Retype only what runs from the beginning of the data through the line with "lin_val = [10, 15, 20, 25, 30, 35, 40]"; please omit the pictures and keep every line exact.

» **RECORDED INFORMATION**:
· · · · · · ·

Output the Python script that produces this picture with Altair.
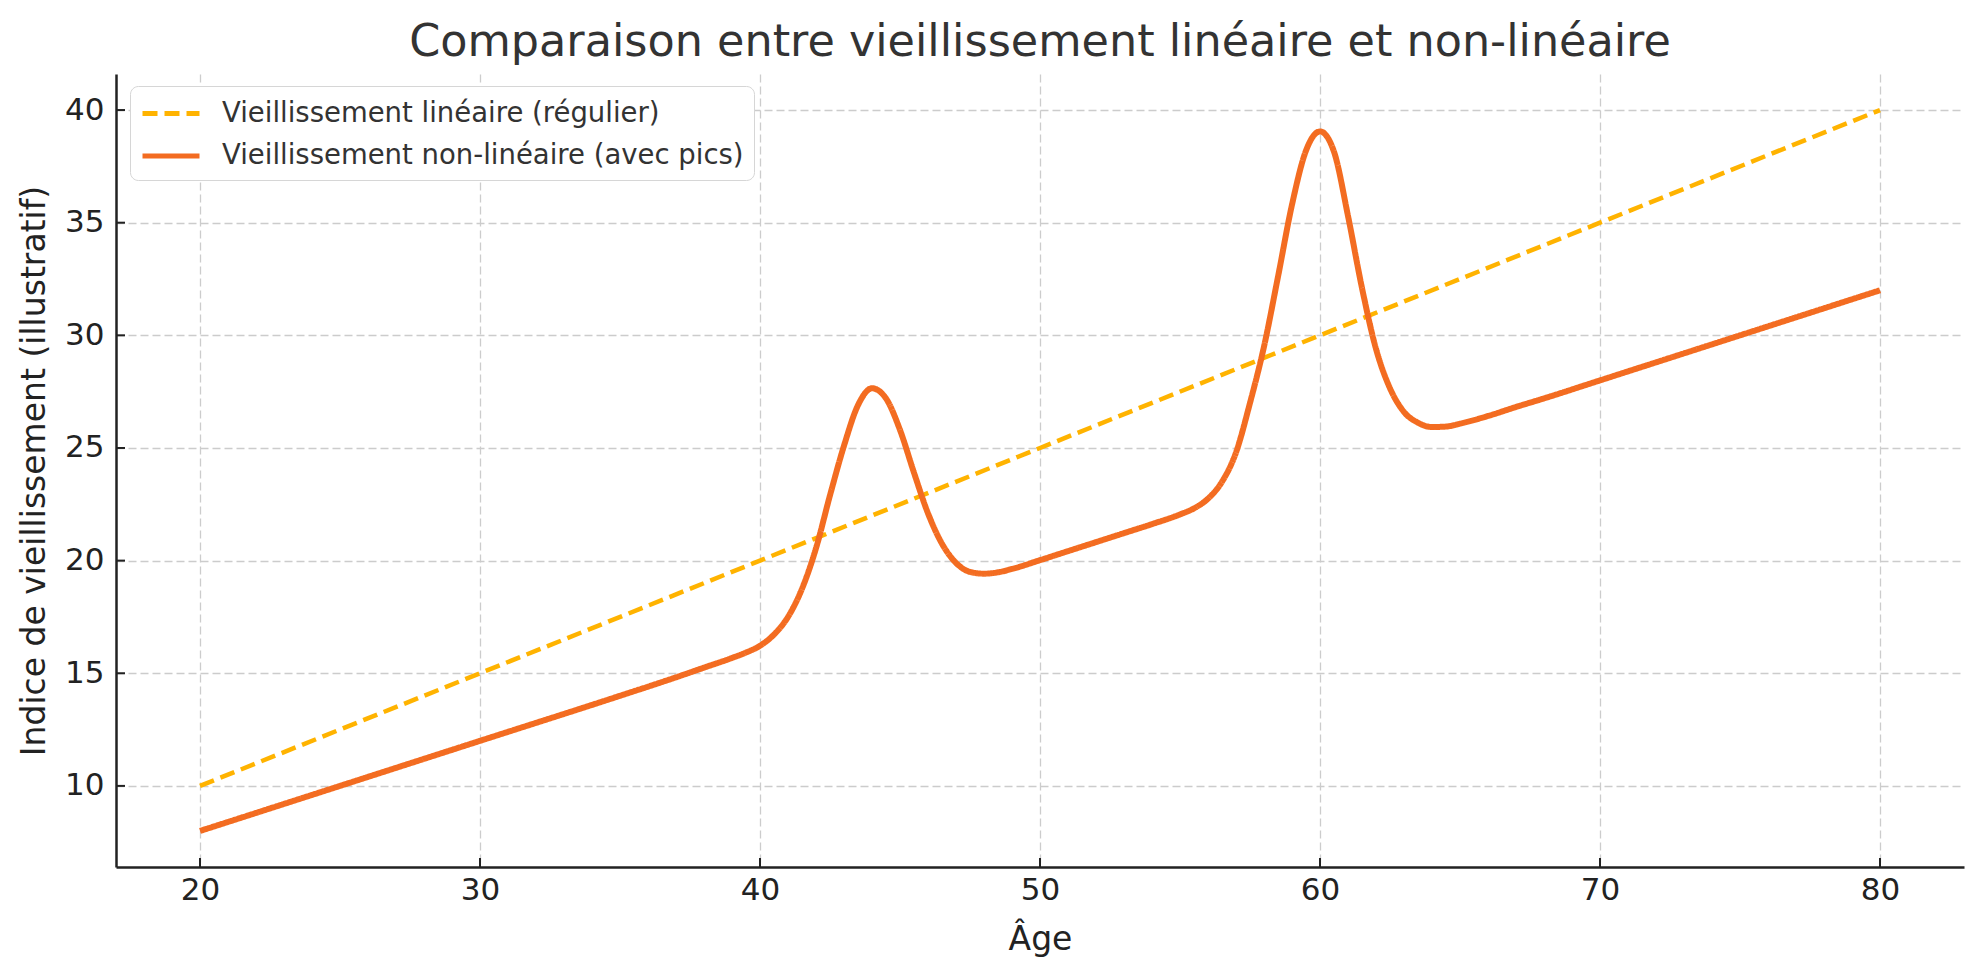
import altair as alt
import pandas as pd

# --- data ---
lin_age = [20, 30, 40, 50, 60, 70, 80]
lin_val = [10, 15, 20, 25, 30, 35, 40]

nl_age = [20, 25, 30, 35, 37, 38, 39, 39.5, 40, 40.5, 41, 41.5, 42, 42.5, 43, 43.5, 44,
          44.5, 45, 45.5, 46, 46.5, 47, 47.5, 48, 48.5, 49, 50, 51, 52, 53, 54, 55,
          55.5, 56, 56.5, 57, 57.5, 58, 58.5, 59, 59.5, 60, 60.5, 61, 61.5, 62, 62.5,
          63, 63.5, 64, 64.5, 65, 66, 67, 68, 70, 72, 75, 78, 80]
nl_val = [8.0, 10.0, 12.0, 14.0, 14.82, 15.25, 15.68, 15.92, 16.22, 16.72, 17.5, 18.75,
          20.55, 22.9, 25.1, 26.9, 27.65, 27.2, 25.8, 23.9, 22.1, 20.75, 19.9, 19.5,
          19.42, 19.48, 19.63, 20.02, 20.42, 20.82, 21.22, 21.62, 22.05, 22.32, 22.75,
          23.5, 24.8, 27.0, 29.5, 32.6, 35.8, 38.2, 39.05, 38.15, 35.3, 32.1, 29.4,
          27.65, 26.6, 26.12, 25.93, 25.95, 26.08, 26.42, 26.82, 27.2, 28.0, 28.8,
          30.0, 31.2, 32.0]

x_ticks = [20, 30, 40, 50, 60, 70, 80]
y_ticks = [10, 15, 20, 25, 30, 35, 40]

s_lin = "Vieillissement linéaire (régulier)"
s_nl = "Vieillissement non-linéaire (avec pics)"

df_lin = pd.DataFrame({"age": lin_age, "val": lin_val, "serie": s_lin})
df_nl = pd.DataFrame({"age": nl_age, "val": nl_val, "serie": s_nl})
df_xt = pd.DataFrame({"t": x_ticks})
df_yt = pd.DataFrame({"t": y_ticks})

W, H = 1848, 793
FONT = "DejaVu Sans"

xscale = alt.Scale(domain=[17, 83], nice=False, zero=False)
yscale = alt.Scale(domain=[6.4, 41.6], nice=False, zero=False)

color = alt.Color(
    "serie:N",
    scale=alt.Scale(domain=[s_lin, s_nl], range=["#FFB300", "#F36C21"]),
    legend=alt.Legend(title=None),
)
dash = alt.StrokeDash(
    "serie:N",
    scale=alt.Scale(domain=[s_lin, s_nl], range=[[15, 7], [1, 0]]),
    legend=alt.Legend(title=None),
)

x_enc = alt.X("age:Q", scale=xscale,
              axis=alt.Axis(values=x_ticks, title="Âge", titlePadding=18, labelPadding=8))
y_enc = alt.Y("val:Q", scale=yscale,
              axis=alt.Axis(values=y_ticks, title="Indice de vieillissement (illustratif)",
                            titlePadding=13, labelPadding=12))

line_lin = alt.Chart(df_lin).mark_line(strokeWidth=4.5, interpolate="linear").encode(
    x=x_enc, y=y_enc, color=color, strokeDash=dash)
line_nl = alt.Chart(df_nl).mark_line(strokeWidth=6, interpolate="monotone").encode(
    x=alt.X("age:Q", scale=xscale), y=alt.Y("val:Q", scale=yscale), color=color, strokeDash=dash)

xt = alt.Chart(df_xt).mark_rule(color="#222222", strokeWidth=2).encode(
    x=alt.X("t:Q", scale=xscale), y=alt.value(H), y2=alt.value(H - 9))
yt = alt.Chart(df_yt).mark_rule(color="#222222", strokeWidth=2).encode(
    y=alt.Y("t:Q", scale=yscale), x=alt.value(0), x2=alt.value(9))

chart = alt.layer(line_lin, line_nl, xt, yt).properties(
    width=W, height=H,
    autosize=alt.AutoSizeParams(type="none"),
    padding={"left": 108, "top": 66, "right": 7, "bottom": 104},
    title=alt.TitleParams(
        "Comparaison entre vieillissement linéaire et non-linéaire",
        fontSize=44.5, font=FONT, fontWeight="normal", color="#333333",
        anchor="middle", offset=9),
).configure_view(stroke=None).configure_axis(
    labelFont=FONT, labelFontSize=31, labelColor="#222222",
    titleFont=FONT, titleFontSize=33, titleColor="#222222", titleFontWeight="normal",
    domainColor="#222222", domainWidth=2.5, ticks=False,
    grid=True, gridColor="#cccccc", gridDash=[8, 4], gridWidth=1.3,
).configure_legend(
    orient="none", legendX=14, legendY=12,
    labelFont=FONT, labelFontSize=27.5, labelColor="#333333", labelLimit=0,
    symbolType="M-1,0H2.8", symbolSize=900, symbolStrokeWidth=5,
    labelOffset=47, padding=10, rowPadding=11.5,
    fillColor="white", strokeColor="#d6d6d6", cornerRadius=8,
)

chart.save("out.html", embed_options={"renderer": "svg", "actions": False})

· · · · · · ·

» **COMPLETE ANSWER**:
Output the Python script that produces this picture with Altair.
import altair as alt
import pandas as pd

# --- data ---
lin_age = [20, 30, 40, 50, 60, 70, 80]
lin_val = [10, 15, 20, 25, 30, 35, 40]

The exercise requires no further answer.